Upon carrying out the semantic processing a more manageable equivalent form of the input program is obtained. This is stored (represented) using some Intermediate code representation that makes further processing easy. In this representation, the compiler often has to introduce several temporary variables to store intermediate results of various operations. The language used for the intermediate code is generally not any particular machine language, but is such which can be efficiently converted to a required machine language (some form of assembly language can be considered for such use).

Code Optimisation

The programs represented in the intermediate code form usually contains much scope for optimisation both in terms of storage space as well as run time efficiency of the intended output program. Sometimes the input program itself contains such scope. Besides that, the process of generating the intermediate code representation usually leaves much room for such optimisation. Hence, compilers usually implement explicit steps to optimise the intermediate code.

Code Generation

Finally, the compiler converts the (optimised) program in the intermediate code representation to the required machine language. It needs to be noted that if the program being translated by the compiler actually has dependencies on some external modules, then linking has to be performed to the output of the compiler. These activities are independent of whether the input program was in HLL or assembly language.

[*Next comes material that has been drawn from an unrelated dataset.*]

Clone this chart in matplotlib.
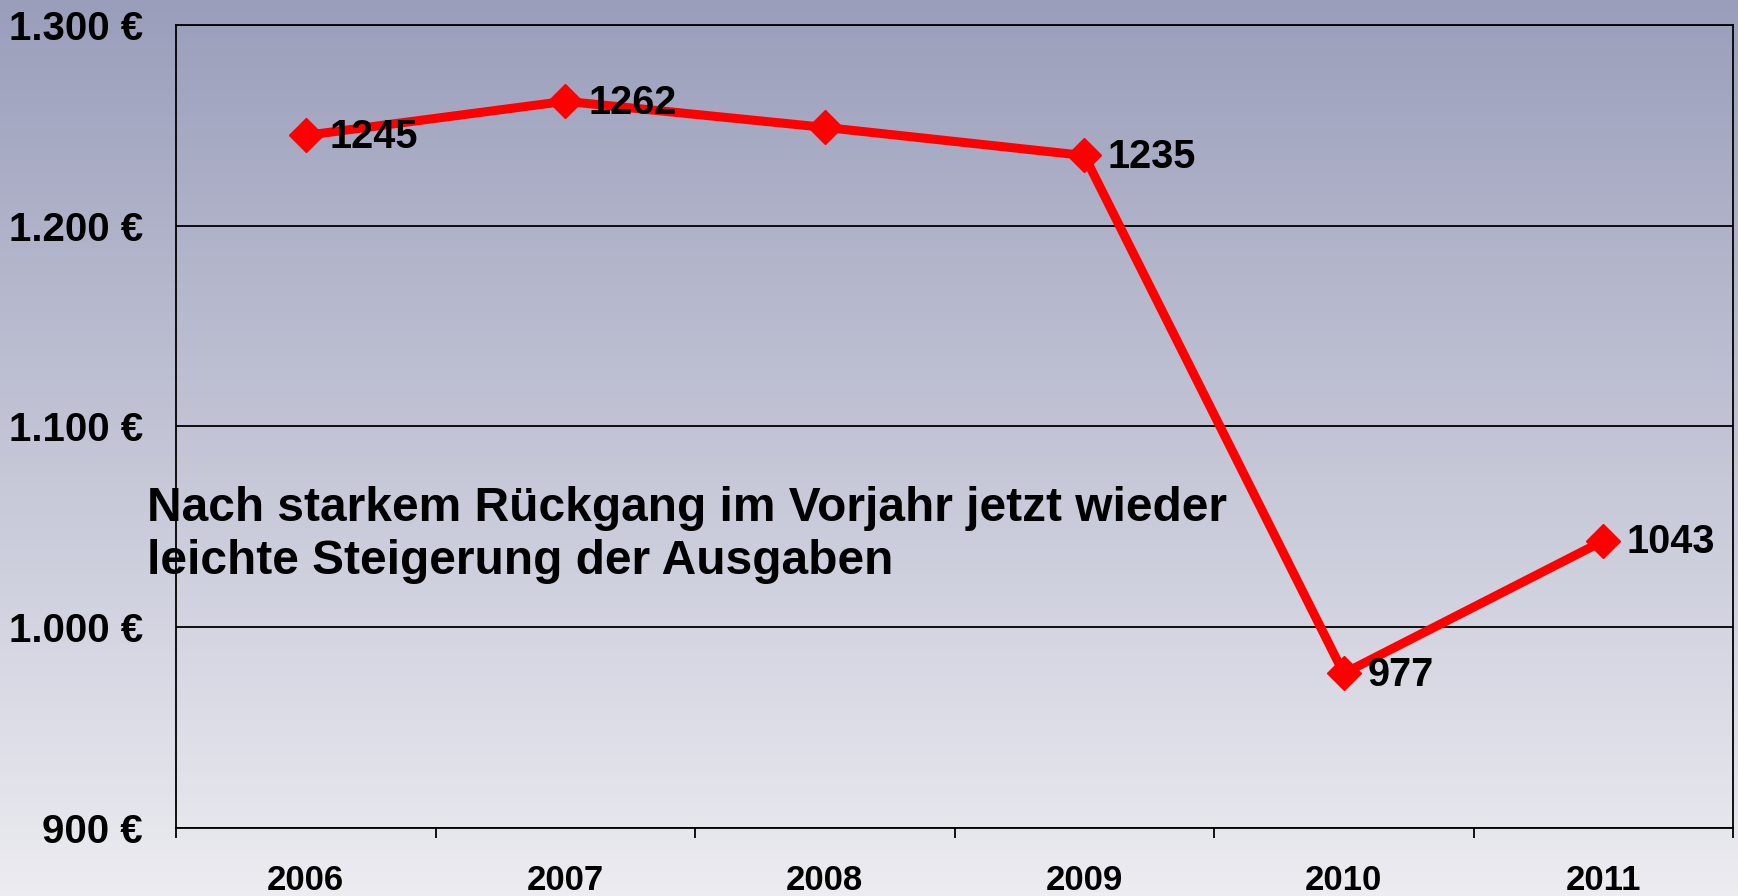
import matplotlib
matplotlib.use('Agg')
import matplotlib.pyplot as plt
import numpy as np

plt.rcParams['font.family'] = ['Liberation Sans', 'DejaVu Sans']
plt.rcParams['font.weight'] = 'bold'

# Data
years = ['2006', '2007', '2008', '2009', '2010', '2011']
spending = [1245, 1262, 1249, 1235, 977, 1043]
shown_labels = ['1245', '1262', '', '1235', '977', '1043']
y_ticks = [900, 1000, 1100, 1200, 1300]
y_ticklabels = ['900 €', '1.000 €', '1.100 €', '1.200 €', '1.300 €']
note_lines = ['Nach starkem Rückgang im Vorjahr jetzt wieder',
              'leichte Steigerung der Ausgaben']

W, H = 1738, 896
fig = plt.figure(figsize=(W / 100, H / 100), dpi=100)

# gradient background over the whole figure
bg = fig.add_axes([0, 0, 1, 1], zorder=0)
top = np.array([155, 158, 187]) / 255
bottom = np.array([236, 236, 241]) / 255
t = np.linspace(0, 1, 256)[:, None]
grad = (top * (1 - t) + bottom * t)[:, None, :]
bg.imshow(grad, aspect='auto', extent=[0, 1, 0, 1])
bg.axis('off')

left, right = 176 / W, 1733 / W
ax_top, ax_bot = 1 - 25 / H, 1 - 828 / H
ax = fig.add_axes([left, ax_bot, right - left, ax_top - ax_bot], zorder=1)
ax.patch.set_alpha(0)

x = np.arange(len(years))
ax.plot(x, spending, color='#ff0000', linewidth=6.5, marker='D',
        markersize=17, markeredgewidth=1, zorder=3, clip_on=False)

for xi, val, lab in zip(x, spending, shown_labels):
    if lab:
        ax.annotate(lab, (xi, val), xytext=(17, -1), textcoords='offset points',
                    ha='left', va='center', fontsize=28.5, fontweight='bold',
                    color='black', zorder=4)

ax.set_xlim(-0.5, len(years) - 0.5)
ax.set_ylim(900, 1300)

ax.set_yticks(y_ticks)
ax.set_yticklabels(y_ticklabels, fontsize=29, fontweight='bold')
ax.tick_params(axis='y', length=0, pad=24)
ax.yaxis.grid(True, color='black', linewidth=1.3)
ax.set_axisbelow(True)

# ticks between the categories, labels at their centres
ax.set_xticks(np.arange(-0.5, len(years), 1.0))
ax.set_xticklabels([])
ax.tick_params(axis='x', which='major', length=7, width=1.3, direction='out')
ax.set_xticks(x, minor=True)
ax.set_xticklabels(years, minor=True, fontsize=25, fontweight='bold')
ax.tick_params(axis='x', which='minor', length=0, pad=26)

for s in ax.spines.values():
    s.set_color('black')
    s.set_linewidth(1.3)

for i, line in enumerate(note_lines):
    fig.text(147 / W, 1 - (521 + 53 * i) / H, line, fontsize=34.5,
             fontweight='bold', ha='left', va='baseline', color='black',
             zorder=5)

fig.savefig('out.png', dpi=100)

Run-time Storage Administration

One of the important aspects of the semantic actions of a compiler is to ensure an efficient and error free run-time storage model to the output program. Most modern programming languages allows some extent of block-structuring, nesting of constructs, and recursion of subroutines. All these calls for an efficient modelling of data storage that is dynamic, and it turns out that a stack meets much of the criteria. Thus allocation and access of storage for program variables, subroutine parameters, and compiler generated internal variables on the stack is an important part of the task of a compiler.